Birdwatching is intellectually engaging: identification, seasonality, migration timing, and behavior provide ongoing challenges that exercise memory and classification skills. Many birders return year after year because there’s always something new to learn.

Concrete resources make that learning scalable: field guides such as the National Geographic Field Guide to Birds, online ID workshops, and apps like Merlin. Citizen-science platforms also turn casual sightings into learning opportunities—eBird has grown to more than 1 million contributors and over a billion observations as of 2023 (Cornell Lab of Ornithology).

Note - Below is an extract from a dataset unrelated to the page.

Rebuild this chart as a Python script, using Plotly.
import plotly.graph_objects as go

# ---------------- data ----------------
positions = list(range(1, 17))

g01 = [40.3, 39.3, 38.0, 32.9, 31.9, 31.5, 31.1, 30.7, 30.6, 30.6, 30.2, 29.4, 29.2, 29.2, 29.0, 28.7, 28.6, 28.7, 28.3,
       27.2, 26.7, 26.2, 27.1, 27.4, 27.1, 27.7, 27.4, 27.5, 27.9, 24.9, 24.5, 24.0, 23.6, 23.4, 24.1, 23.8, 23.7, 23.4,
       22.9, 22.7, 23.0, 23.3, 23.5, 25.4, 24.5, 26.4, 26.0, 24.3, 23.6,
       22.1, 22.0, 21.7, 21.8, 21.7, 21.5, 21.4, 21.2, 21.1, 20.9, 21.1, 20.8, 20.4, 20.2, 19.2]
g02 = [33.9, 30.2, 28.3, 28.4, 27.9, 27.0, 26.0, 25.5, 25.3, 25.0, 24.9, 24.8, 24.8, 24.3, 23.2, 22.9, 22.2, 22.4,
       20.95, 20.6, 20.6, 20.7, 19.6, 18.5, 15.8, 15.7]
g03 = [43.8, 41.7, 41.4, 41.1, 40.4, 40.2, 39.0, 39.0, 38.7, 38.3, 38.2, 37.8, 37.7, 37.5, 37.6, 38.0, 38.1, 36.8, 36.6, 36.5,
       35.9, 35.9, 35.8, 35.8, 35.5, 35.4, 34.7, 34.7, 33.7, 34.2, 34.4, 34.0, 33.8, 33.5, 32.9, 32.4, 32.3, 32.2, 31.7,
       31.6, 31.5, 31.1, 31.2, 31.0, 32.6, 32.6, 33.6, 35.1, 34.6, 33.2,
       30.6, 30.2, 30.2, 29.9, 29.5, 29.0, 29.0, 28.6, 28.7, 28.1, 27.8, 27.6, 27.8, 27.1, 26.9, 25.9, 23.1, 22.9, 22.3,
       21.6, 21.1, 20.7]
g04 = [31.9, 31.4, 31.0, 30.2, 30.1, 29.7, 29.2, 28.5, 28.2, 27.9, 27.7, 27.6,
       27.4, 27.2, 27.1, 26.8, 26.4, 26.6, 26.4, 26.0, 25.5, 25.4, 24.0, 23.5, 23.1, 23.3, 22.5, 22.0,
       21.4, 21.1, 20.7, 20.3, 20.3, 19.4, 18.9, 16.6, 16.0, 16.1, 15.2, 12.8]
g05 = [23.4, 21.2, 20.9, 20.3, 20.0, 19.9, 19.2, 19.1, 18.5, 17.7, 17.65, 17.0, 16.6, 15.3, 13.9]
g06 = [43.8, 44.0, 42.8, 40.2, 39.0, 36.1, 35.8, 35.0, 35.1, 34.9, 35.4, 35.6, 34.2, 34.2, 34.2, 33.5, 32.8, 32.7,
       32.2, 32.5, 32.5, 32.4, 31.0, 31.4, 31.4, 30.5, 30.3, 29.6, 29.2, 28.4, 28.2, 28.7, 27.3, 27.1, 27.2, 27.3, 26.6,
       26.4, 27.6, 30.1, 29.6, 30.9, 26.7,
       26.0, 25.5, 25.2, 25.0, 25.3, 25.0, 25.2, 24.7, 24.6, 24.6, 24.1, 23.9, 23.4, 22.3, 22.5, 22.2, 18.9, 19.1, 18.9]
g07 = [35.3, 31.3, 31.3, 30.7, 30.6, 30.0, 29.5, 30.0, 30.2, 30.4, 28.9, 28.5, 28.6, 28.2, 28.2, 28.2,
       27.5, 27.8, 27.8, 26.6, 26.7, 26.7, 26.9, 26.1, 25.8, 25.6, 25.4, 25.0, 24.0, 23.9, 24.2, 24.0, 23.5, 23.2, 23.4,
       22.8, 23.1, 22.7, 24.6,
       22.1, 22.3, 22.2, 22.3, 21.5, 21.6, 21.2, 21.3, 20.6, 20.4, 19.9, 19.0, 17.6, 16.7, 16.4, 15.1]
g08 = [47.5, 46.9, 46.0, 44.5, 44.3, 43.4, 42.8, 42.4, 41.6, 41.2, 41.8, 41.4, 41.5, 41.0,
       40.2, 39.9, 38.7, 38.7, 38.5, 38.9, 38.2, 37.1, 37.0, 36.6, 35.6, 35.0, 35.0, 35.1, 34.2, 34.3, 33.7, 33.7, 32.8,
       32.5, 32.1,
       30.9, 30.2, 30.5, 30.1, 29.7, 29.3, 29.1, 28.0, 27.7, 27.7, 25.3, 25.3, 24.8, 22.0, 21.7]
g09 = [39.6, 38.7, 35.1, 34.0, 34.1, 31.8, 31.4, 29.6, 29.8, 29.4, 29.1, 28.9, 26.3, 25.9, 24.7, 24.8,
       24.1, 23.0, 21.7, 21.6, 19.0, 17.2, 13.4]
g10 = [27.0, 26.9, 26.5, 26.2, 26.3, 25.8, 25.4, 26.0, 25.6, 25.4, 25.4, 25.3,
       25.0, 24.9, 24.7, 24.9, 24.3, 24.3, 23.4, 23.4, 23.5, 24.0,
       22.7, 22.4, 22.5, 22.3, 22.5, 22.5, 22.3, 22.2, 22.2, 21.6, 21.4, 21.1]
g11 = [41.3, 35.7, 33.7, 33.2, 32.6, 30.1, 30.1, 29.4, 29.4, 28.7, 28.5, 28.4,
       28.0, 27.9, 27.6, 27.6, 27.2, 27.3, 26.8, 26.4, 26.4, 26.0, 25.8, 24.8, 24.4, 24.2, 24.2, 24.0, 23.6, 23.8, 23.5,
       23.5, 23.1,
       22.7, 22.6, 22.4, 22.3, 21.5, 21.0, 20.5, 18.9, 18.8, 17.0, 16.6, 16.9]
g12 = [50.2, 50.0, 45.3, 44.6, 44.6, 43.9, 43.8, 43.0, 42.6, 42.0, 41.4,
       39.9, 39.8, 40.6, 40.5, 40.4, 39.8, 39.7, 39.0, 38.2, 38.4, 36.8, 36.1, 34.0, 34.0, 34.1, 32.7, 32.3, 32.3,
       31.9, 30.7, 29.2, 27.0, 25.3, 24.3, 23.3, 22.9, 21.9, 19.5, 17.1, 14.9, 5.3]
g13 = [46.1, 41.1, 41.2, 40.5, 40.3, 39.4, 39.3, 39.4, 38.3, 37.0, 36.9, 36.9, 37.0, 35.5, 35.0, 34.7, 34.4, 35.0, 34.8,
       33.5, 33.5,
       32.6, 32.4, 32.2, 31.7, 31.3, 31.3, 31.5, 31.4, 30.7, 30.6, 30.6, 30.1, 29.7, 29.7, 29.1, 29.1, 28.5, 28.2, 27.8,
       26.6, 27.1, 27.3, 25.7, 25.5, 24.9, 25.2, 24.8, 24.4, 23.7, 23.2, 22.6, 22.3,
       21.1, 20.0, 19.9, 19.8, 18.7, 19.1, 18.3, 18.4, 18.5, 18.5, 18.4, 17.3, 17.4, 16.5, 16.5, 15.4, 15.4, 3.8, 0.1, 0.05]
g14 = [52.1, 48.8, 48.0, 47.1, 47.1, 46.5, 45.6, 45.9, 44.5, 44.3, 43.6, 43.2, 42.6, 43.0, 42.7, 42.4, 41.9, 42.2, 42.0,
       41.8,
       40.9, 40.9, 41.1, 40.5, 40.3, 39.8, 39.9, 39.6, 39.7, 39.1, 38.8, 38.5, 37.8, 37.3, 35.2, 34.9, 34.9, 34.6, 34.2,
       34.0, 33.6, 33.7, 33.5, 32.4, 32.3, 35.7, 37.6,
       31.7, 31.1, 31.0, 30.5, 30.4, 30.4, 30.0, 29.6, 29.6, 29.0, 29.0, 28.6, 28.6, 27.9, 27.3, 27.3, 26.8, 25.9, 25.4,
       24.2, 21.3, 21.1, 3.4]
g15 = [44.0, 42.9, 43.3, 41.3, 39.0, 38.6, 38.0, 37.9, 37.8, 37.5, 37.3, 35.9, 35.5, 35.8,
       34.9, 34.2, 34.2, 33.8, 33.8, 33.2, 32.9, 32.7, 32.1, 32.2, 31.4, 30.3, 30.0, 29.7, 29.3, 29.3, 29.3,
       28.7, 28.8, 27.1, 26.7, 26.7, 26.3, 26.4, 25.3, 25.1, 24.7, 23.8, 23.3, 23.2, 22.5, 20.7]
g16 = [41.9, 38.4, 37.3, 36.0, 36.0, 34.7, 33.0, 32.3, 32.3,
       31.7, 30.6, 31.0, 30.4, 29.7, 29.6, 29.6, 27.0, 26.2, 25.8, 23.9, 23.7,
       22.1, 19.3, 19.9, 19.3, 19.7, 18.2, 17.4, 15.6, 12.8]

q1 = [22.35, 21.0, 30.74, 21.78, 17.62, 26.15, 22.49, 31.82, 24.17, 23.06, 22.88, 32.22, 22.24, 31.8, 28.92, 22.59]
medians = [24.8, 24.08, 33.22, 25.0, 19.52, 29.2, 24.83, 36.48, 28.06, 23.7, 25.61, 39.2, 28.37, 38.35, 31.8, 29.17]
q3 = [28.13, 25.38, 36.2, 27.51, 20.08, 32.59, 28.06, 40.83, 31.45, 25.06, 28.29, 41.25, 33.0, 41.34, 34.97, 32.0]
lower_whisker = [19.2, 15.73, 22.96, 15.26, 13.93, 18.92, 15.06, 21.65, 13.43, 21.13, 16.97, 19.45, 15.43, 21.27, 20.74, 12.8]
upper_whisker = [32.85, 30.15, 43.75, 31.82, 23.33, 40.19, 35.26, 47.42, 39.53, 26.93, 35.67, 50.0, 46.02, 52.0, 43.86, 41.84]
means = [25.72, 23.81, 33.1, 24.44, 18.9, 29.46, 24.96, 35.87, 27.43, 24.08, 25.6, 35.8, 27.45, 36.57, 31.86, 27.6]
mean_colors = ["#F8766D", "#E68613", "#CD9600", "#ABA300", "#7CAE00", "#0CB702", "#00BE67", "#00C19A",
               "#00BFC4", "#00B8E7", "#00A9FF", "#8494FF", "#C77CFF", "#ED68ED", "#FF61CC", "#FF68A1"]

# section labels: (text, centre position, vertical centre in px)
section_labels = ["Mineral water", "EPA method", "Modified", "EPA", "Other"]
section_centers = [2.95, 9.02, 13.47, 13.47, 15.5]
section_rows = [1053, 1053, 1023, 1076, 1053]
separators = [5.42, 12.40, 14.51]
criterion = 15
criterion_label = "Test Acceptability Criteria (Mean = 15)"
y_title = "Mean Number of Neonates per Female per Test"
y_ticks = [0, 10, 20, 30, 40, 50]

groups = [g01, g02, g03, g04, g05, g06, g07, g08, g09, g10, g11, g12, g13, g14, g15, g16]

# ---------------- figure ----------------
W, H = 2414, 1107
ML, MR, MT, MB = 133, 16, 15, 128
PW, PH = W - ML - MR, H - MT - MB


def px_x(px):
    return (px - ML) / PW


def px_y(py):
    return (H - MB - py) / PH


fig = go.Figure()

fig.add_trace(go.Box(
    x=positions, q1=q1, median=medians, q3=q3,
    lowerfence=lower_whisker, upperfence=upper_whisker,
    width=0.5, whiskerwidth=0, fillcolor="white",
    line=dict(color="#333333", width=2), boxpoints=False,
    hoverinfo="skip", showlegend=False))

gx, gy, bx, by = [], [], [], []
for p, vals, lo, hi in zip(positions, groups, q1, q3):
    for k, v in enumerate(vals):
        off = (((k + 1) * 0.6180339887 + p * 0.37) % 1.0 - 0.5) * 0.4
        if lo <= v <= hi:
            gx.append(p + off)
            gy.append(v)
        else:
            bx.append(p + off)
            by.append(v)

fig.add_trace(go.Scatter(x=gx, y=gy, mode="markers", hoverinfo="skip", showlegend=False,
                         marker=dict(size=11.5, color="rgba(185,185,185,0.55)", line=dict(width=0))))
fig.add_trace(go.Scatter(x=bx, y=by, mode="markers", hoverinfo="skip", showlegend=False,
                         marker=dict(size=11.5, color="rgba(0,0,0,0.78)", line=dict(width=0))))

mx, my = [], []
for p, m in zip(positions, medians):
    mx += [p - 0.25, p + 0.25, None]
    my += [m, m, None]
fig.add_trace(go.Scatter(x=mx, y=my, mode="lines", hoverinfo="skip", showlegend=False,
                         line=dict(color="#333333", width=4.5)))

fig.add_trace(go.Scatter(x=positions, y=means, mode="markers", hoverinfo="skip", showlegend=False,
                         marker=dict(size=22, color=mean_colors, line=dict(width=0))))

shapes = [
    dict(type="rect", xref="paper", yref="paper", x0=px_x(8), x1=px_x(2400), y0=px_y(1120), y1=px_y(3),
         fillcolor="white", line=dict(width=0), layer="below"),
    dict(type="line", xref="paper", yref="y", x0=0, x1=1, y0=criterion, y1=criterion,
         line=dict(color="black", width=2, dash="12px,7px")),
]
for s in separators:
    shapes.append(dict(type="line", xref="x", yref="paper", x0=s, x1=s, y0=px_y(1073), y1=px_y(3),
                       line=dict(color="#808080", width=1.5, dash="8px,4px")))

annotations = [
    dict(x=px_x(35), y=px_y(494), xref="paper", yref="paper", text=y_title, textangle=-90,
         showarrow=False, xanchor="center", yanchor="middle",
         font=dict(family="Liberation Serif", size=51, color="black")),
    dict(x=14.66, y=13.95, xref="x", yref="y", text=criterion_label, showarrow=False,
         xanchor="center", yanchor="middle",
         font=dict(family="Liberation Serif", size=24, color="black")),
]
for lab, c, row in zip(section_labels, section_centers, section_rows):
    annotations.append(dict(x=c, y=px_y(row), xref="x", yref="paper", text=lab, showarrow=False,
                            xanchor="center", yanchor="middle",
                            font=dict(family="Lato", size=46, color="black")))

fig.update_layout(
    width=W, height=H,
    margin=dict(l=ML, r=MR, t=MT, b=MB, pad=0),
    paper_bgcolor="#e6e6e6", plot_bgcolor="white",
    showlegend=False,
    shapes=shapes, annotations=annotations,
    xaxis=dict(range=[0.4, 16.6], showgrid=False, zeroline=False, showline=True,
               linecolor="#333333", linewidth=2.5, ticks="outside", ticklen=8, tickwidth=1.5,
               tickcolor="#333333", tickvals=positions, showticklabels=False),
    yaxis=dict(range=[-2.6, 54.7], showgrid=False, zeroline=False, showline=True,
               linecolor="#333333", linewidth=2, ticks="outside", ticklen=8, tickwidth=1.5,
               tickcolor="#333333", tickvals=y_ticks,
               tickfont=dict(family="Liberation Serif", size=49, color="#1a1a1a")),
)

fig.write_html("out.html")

Logging sightings and reviewing past checklists strengthens memory and helps you notice patterns like migration timing or local abundance shifts.

5. Social Connection and Community Building

Birdwatching commonly happens in clubs, guided field trips, and community events, which build social bonds across ages and backgrounds. Local Audubon chapters and similar groups host walks that connect newcomers with experienced volunteers.

Long-running events such as the Christmas Bird Count—begun in 1900—demonstrate how birding brings communities together and contributes to science. Youth birding clubs and schoolyard habitat projects create intergenerational ties and mentorship opportunities.

Group outings and volunteering also support mental and physical health by combining social support with time outdoors and light activity.

Conservation, Environmental & Economic Benefits

Migratory shorebirds feeding in a protected wetland, illustrating how birdwatching supports conservation and local ecotourism.

Birdwatchers supply observations that researchers and managers use to track populations, detect declines, and target conservation action. At the same time, bird-related tourism and retail spending bring measurable income to towns, guiding services, and equipment sellers.

Below are two concrete ways birding translates into conservation outcomes and local economic activity.

6. Boosting Conservation Science and Policy

Birdwatchers are among the largest contributors to citizen-science datasets, and those datasets power research and policy. Large-scale surveys and platforms reveal long-term trends that would be costly or impossible otherwise.

A striking example: a 2019 peer-reviewed study estimated a loss of roughly 3 billion birds in North America since 1970, a decline that citizen-science data helped document. Tools like eBird and organized surveys such as the Breeding Bird Survey and Christmas Bird Count feed species assessments and habitat planning.

Local cases show real outcomes: eBird data and regional atlas projects have supported reserve designations and informed habitat management plans, improving protection for key stopover sites and nesting areas.

7. Economic Benefits: Ecotourism and Local Business Support

Birdwatching generates tourism and consumer spending that benefits guides, lodging, restaurants, and gear retailers. The U.S. Fish & Wildlife Service reported wildlife-watching expenditures in the tens of billions of dollars in its 2016 survey, showing the sector’s scale.

Even modest birding festivals or peak migration seasons can bring substantial revenue to small towns. Guided tours, regional spring migration festivals, and specialty shops selling optics and field guides create local jobs and repeat visitors.

When communities invest in habitat protection and welcoming infrastructure—viewing platforms, signage, and trained guides—the benefits of birdwatching extend to economic development and sustainable tourism that supports both people and place.

Summary

  • Birdwatching supports mental and physical health through regular nature contact and focused attention.
  • Identification and logging skills (via field guides, Merlin, and eBird) keep the mind sharp; eBird now has over 1 million contributors and 1 billion+ observations (Cornell Lab, 2023).
  • Citizen observations reveal large-scale trends—such as the ~3 billion birds lost in North America since 1970—and inform conservation and management.
  • Birding also creates real economic value: U.S. wildlife-watching expenditures reached tens of billions in the 2016 U.S. Fish & Wildlife Service survey, and festivals and tours boost local businesses.
  • Try it this week: spend 15–30 minutes observing or listening for birds, log your checklist to eBird, or join a local Audubon chapter for a guided walk.